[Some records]
::::::::::

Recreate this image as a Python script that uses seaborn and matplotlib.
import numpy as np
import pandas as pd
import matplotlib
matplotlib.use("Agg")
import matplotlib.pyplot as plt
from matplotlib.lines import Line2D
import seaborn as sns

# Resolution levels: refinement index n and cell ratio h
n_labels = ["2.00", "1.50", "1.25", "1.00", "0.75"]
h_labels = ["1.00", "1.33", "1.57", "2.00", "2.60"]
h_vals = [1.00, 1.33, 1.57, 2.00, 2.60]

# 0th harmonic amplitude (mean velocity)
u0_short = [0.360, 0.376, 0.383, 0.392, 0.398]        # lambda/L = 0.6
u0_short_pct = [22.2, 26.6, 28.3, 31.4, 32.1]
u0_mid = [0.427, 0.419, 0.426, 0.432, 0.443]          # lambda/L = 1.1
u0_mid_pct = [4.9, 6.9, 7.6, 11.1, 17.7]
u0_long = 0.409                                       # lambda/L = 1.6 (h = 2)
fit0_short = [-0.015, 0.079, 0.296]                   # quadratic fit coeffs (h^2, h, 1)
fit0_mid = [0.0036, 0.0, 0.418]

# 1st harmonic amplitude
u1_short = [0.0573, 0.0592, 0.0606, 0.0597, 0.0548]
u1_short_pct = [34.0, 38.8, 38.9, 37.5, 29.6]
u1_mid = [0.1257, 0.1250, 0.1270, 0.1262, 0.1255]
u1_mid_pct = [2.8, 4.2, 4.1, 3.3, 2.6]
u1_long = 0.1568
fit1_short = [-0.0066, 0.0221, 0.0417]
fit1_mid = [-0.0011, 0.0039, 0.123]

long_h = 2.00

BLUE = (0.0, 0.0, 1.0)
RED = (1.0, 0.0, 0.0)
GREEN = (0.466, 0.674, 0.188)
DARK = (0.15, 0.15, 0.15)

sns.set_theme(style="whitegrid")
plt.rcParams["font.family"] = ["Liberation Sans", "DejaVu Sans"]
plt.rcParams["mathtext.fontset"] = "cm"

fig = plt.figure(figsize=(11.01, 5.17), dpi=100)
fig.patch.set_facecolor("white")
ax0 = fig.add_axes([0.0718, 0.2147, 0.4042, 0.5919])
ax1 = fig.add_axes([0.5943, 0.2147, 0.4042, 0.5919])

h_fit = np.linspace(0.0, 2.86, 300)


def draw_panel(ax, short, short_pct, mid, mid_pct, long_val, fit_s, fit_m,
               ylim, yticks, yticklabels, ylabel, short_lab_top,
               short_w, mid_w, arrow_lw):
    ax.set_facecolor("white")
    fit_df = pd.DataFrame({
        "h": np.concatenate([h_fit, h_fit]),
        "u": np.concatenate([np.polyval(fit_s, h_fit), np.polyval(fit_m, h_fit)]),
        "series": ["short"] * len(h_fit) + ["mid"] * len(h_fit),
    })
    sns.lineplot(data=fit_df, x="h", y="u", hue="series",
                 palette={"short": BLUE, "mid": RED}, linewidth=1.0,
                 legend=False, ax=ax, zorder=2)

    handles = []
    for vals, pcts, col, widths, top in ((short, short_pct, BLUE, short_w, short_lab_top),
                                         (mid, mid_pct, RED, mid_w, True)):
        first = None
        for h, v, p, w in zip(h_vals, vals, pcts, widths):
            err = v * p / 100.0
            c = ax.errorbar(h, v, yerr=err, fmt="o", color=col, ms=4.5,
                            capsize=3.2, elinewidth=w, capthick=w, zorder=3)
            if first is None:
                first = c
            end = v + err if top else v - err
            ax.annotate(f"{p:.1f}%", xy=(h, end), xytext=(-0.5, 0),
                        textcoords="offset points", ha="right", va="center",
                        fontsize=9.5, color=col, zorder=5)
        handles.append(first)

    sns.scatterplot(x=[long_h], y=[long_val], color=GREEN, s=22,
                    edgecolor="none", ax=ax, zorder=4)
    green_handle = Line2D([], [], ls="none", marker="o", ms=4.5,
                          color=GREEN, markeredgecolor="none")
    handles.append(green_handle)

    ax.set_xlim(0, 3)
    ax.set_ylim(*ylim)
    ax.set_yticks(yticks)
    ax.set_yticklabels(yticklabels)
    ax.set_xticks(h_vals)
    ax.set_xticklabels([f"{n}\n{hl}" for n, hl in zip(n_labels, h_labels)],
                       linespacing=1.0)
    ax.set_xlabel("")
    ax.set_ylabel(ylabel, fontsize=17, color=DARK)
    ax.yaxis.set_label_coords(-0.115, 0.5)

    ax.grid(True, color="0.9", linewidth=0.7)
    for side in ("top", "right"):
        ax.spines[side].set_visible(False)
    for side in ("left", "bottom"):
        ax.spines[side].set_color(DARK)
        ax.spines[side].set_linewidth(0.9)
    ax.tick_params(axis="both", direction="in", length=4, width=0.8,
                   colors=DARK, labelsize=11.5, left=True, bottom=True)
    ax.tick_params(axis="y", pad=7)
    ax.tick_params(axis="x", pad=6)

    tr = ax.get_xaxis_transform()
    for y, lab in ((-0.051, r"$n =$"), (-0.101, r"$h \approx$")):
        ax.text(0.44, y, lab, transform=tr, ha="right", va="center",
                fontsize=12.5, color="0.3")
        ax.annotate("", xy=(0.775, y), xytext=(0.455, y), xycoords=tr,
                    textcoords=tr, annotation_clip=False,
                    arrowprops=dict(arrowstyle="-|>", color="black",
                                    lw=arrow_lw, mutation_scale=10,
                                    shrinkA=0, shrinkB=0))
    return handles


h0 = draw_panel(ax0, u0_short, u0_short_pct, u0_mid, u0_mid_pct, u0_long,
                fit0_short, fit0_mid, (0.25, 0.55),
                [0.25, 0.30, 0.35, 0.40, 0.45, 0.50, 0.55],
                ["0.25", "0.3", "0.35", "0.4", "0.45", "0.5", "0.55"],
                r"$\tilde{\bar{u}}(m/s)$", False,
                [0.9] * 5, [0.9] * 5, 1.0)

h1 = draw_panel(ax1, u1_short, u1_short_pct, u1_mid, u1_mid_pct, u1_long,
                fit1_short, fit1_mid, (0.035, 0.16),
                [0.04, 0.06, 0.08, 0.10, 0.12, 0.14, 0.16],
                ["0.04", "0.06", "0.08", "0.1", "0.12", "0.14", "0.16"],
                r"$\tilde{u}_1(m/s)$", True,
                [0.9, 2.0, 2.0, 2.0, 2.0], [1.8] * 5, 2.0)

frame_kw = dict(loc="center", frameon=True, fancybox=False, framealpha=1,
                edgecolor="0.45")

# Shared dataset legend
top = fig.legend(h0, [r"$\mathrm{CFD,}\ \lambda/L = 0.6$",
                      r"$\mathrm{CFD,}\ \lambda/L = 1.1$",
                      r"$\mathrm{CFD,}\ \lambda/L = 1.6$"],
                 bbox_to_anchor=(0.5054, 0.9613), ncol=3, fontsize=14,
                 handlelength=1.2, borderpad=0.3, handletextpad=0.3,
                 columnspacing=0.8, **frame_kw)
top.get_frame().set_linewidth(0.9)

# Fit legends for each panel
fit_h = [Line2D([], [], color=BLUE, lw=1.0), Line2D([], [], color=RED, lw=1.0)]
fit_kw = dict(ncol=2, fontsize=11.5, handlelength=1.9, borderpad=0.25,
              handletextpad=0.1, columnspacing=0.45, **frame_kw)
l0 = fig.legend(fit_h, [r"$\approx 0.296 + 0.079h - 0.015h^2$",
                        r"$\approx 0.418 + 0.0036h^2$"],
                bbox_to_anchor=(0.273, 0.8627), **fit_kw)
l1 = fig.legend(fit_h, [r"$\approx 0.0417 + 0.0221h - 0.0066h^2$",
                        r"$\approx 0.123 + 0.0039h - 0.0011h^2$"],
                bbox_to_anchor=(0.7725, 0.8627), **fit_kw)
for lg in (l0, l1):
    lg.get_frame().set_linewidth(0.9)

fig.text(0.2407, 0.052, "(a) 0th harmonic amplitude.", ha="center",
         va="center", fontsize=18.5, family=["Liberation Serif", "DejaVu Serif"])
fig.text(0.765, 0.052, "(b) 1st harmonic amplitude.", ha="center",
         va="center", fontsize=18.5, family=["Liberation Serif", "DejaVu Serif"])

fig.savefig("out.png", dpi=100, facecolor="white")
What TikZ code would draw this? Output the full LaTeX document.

::::::::::

Task instructions → Where a line of the material above holds the string "matplotlib", copy that line.

Exercise result →
Recreate this image as a Python script that uses seaborn and matplotlib.
import matplotlib
matplotlib.use("Agg")
import matplotlib.pyplot as plt
from matplotlib.lines import Line2D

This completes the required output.